**Exercise prompt**
From the first line of the data down to and including the line with "from matplotlib.ticker import", copy everything exactly, leaving out pictures.

**Data shown**
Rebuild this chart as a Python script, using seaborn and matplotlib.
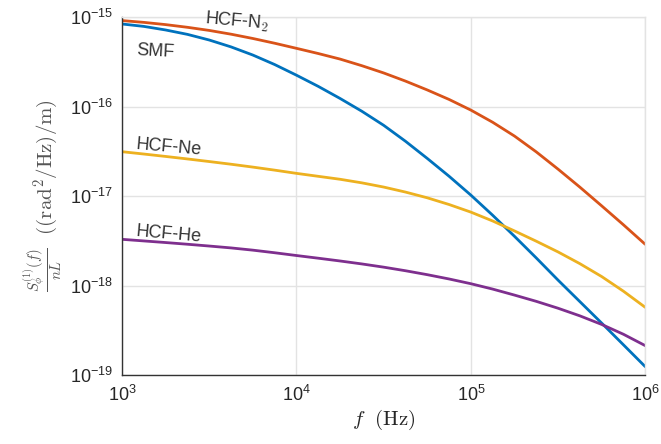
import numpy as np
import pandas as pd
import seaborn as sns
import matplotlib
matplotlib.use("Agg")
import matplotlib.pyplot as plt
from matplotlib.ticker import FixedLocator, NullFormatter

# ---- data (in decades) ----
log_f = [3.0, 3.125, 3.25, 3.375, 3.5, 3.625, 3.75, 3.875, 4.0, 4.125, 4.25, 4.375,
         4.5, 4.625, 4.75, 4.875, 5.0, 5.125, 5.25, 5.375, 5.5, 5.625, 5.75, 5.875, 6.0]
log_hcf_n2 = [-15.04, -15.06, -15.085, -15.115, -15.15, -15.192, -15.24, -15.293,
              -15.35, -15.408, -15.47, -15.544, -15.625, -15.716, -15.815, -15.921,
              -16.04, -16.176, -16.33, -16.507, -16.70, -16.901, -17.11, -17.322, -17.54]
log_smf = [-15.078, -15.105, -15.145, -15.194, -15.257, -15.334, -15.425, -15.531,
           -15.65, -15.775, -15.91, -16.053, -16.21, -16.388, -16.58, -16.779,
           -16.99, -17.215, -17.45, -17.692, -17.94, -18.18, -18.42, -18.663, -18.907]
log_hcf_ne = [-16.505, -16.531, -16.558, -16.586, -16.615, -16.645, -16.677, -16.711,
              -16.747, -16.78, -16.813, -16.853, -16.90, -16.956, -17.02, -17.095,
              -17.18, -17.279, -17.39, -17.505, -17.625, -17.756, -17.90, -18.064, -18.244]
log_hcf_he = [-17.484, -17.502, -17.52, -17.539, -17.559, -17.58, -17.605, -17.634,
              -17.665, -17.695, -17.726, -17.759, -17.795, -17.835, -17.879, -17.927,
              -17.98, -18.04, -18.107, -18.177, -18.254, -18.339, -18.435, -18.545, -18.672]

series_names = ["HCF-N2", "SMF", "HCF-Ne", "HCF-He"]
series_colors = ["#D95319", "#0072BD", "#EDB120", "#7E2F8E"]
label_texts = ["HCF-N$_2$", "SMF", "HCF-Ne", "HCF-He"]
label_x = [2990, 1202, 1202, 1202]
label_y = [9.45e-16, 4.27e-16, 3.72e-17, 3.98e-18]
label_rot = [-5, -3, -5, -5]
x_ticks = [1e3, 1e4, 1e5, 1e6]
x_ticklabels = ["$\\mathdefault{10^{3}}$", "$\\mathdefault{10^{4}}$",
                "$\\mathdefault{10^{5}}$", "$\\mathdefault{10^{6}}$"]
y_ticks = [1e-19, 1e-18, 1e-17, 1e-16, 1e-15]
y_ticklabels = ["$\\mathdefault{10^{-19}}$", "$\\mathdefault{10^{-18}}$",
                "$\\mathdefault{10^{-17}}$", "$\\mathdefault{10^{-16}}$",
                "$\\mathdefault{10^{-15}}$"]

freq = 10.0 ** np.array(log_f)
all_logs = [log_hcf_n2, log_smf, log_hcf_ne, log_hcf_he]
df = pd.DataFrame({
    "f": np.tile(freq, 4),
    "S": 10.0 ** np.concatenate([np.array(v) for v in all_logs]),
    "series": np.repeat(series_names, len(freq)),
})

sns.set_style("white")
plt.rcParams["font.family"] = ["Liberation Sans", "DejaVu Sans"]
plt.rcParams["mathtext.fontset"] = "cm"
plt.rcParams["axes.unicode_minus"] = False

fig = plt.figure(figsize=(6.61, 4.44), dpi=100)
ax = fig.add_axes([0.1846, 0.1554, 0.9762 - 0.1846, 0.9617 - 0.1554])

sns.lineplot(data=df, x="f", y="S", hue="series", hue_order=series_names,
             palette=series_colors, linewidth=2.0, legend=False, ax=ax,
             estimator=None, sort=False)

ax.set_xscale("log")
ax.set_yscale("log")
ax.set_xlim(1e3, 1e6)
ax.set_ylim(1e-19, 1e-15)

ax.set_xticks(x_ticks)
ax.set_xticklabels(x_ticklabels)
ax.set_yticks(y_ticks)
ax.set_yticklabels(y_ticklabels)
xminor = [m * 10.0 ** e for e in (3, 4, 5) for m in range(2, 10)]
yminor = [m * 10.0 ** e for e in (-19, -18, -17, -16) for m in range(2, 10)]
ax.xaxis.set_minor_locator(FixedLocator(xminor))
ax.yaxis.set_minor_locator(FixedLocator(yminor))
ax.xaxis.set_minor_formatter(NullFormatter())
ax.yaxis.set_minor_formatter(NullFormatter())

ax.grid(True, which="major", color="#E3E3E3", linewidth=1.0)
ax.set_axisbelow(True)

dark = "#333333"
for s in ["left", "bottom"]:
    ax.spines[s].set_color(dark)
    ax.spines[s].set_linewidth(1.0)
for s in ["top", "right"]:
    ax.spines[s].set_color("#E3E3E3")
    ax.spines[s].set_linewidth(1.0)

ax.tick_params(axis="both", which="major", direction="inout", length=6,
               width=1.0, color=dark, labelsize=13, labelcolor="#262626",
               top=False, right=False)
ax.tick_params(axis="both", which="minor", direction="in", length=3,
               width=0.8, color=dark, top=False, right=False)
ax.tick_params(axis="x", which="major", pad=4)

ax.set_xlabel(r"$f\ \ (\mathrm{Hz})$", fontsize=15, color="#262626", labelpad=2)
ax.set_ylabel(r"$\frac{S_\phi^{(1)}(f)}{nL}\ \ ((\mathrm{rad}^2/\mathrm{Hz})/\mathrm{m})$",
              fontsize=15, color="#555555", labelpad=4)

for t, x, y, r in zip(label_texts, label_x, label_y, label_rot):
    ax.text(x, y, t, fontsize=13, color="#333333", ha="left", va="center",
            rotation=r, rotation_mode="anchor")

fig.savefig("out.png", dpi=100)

**The reply**
Rebuild this chart as a Python script, using seaborn and matplotlib.
import numpy as np
import pandas as pd
import seaborn as sns
import matplotlib
matplotlib.use("Agg")
import matplotlib.pyplot as plt
from matplotlib.ticker import FixedLocator, NullFormatter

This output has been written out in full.